Compare · 5 min read
Floorplanner vs Roomstyler: Which Is Better for Home Design?
Floorplanner and Roomstyler are both free, browser-based home design tools that let you draw floor plans and furnish rooms in 3D. They look similar on the surface, but they have different strengths, interfaces, and ideal use cases. Here is a straightforward comparison.
The short version
- Floorplanner: Better for creating and editing full floor plans. More control over walls, rooms, and dimensions. Widely used by real estate agents and interior designers who need clean 2D outputs.
- Roomstyler: Better for interior decoration and 3D visualization. Large furniture catalog with photorealistic rendering. Favored by homeowners and decorators who prioritize visualizing how a space will look.
Floorplanner vs Roomstyler: at a glance
| Floorplanner | Roomstyler | |
|---|---|---|
| Primary strength | Floor plan creation and editing | Interior decoration and photorealistic 3D |
| Platform | Browser | Browser |
| Free plan | Yes (1 project, limited exports) | Yes (generous, most features free) |
| Paid plans | From ~$5/mo | Premium rendering (credits) |
| 2D floor plan quality | Excellent (professional-grade output) | Decent (room-focused, less precise) |
| 3D visualization | Good (functional 3D walkthrough) | Excellent (photorealistic renders) |
| Furniture catalog | Good selection, generic styles | Large catalog, real brands available |
| Multi-floor support | Yes | Limited |
| Real estate use | Yes (common for listing floor plans) | Limited (output not suitable for listings) |
| Ease of use | Moderate | Easy (consumer-friendly) |
What Floorplanner does well
Floorplanner is the stronger tool for producing clean, scaled floor plans. The wall-drawing interface gives you precise control over room dimensions, and the 2D output is professional enough for real estate listings and interior design presentations. It supports multi-floor homes, a full range of room types, and accurate dimension labeling.
Real estate agents and interior designers regularly use Floorplanner because the output looks like a proper floor plan, not a decoration mockup. If you need something presentable for a client, a listing, or a property portfolio, Floorplanner is the right choice between the two.

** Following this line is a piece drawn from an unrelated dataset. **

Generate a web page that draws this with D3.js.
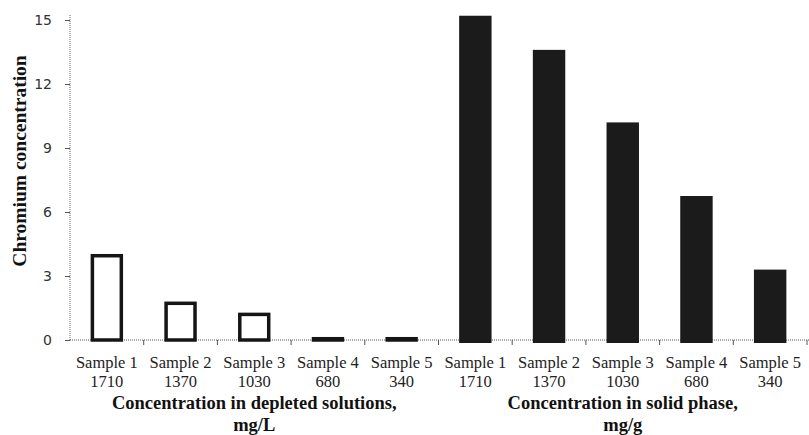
<!DOCTYPE html>
<html>
<head>
<meta charset="utf-8">
<script src="https://cdn.jsdelivr.net/npm/d3@7"></script>
<style>
  body { margin: 0; background: #fff; }
  svg { display: block; }
</style>
</head>
<body>
<div id="chart"></div>
<script>
const w = 809;
const h = 435;
const margin = {top: 20, left: 70, right: 2};

// data
const samples = ["Sample 1", "Sample 2", "Sample 3", "Sample 4", "Sample 5"];
const doses = ["1710", "1370", "1030", "680", "340"];
const depletedValues = [3.95, 1.72, 1.2, 0.06, 0.06];   // mg/L
const solidValues = [15.2, 13.6, 10.2, 6.75, 3.3];      // mg/g
const yTicks = [0, 3, 6, 9, 12, 15];
const groupTitles = [
  ["Concentration in depleted solutions,", "mg/L"],
  ["Concentration in solid phase,", "mg/g"]
];

// one flat list of 10 categories
let dataset = [];
samples.forEach((s, i) => dataset.push({id: "d" + i, label: s, dose: doses[i], value: depletedValues[i], group: 0}));
samples.forEach((s, i) => dataset.push({id: "s" + i, label: s, dose: doses[i], value: solidValues[i], group: 1}));

var svg = d3.select("#chart")
  .append("svg")
    .attr("width", w)
    .attr("height", h);

var x = d3.scaleBand()
  .domain(dataset.map(d => d.id))
  .range([margin.left, 807]);

var y = d3.scaleLinear()
  .domain([0, 15])
  .range([340, 20]);

const barW = x.step() * 0.44;

// y axis
var yAxis = svg.append("g")
  .attr("transform", "translate(" + margin.left + ",0)")
  .call(d3.axisLeft(y).tickValues(yTicks).tickSize(5).tickPadding(13).tickSizeOuter(0));

yAxis.select(".domain").remove();
yAxis.selectAll(".tick line").attr("stroke", "#555").attr("stroke-width", 1);
yAxis.selectAll(".tick text")
  .attr("fill", "#333")
  .style("font-family", "'DejaVu Sans', Verdana, sans-serif")
  .style("font-size", "14px");

// dotted axis lines
svg.append("line")
  .attr("x1", margin.left).attr("x2", margin.left)
  .attr("y1", 15).attr("y2", y(0))
  .attr("stroke", "#666")
  .style("stroke-dasharray", "1,1");

svg.append("line")
  .attr("x1", margin.left).attr("x2", w)
  .attr("y1", y(0)).attr("y2", y(0))
  .attr("stroke", "#555")
  .style("stroke-dasharray", "1,1");

// category ticks at band boundaries
svg.selectAll(".xtick")
  .data(dataset)
  .enter()
  .append("line")
    .attr("class", "xtick")
    .attr("x1", d => x(d.id) + x.step())
    .attr("x2", d => x(d.id) + x.step())
    .attr("y1", y(0))
    .attr("y2", y(0) + 5)
    .attr("stroke", "#555");

// hollow bars (depleted solutions)
svg.selectAll(".bar-open")
  .data(dataset.filter(d => d.group === 0))
  .enter()
  .append("rect")
    .attr("class", "bar-open")
    .attr("x", d => x(d.id) + (x.step() - barW) / 2 + 1.75)
    .attr("width", barW - 3.5)
    .attr("y", d => y(d.value))
    .attr("height", d => y(0) - y(d.value))
    .attr("fill", "#fff")
    .attr("stroke", "#151515")
    .attr("stroke-width", 3.5);

// filled bars (solid phase)
svg.selectAll(".bar-full")
  .data(dataset.filter(d => d.group === 1))
  .enter()
  .append("rect")
    .attr("class", "bar-full")
    .attr("x", d => x(d.id) + (x.step() - barW) / 2)
    .attr("width", barW)
    .attr("y", d => y(d.value))
    .attr("height", d => y(0) - y(d.value) + 3)
    .attr("fill", "#1b1b1b");

// category labels
var cat = svg.selectAll(".cat")
  .data(dataset)
  .enter()
  .append("text")
    .attr("class", "cat")
    .attr("text-anchor", "middle")
    .attr("fill", "#222")
    .style("font-family", "'Liberation Serif', 'Times New Roman', serif")
    .style("font-size", "16.5px");

cat.append("tspan")
  .attr("x", d => x(d.id) + x.step() / 2)
  .attr("y", 368)
  .text(d => d.label);

cat.append("tspan")
  .attr("x", d => x(d.id) + x.step() / 2)
  .attr("y", 387)
  .text(d => d.dose);

// group titles
groupTitles.forEach((t, g) => {
  const ids = dataset.filter(d => d.group === g).map(d => d.id);
  const cx = (x(ids[0]) + x(ids[ids.length - 1]) + x.step()) / 2;
  var txt = svg.append("text")
    .attr("text-anchor", "middle")
    .attr("fill", "#111")
    .style("font-family", "'Liberation Serif', 'Times New Roman', serif")
    .style("font-weight", "bold")
    .style("font-size", "18.5px");
  txt.append("tspan").attr("x", cx).attr("y", 409).text(t[0]);
  txt.append("tspan").attr("x", cx).attr("y", 430.5).text(t[1]);
});

// y axis title
svg.append("text")
  .attr("transform", "translate(26,161) rotate(-90)")
  .attr("text-anchor", "middle")
  .attr("fill", "#111")
  .style("font-family", "'Liberation Serif', 'Times New Roman', serif")
  .style("font-weight", "bold")
  .style("font-size", "19.5px")
  .text("Chromium concentration");
</script>
</body>
</html>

Where Floorplanner falls short
- 3D rendering is functional, not beautiful. Floorplanner's 3D view is useful for spatial understanding, but it is not photorealistic. If impressing someone with a stunning visual is the goal, Roomstyler produces better-looking renders.
- Free plan is restrictive. One project and limited export options on the free plan means you will likely need a paid plan for regular use.
- Steeper learning curve. More control over floor plan editing comes with more to learn. Casual users often find the interface less immediately approachable than Roomstyler.
What Roomstyler does well
Roomstyler's photorealistic rendering is its standout feature. Furnish a room, hit render, and get a near-photographic image of how the space will look. The furniture catalog is large, includes real brand pieces, and the interface is designed to be immediately usable without a learning curve.
The free tier is also more generous than Floorplanner's -- most design features are available at no cost, with only premium rendering credits requiring payment. For homeowners who want to experiment with interior ideas before committing to purchases or renovations, Roomstyler is an excellent free option.
Where Roomstyler falls short
- Floor plan editing is limited. Roomstyler is room-focused, not floor-plan-focused. Drawing and editing a full home layout with precise dimensions is harder than in Floorplanner. Multi-story support is weak.
- Output is not suitable for professional documentation. Roomstyler produces beautiful interior renders, not clean floor plans. The output is not what you would attach to a real estate listing or architectural document.
- Browser performance. Roomstyler can be slow on older hardware, particularly when loading and rendering large furniture-heavy scenes.
Which should you choose?
Choose Floorplanner if: You need a clean, scaled floor plan for a listing, presentation, or project. Better for anyone who needs a professional-looking output or is working on a multi-room, multi-floor property.
Choose Roomstyler if: You want to visualize interior design ideas with photorealistic renders. Better for homeowners planning a room makeover who care more about how it looks than precise dimensional accuracy.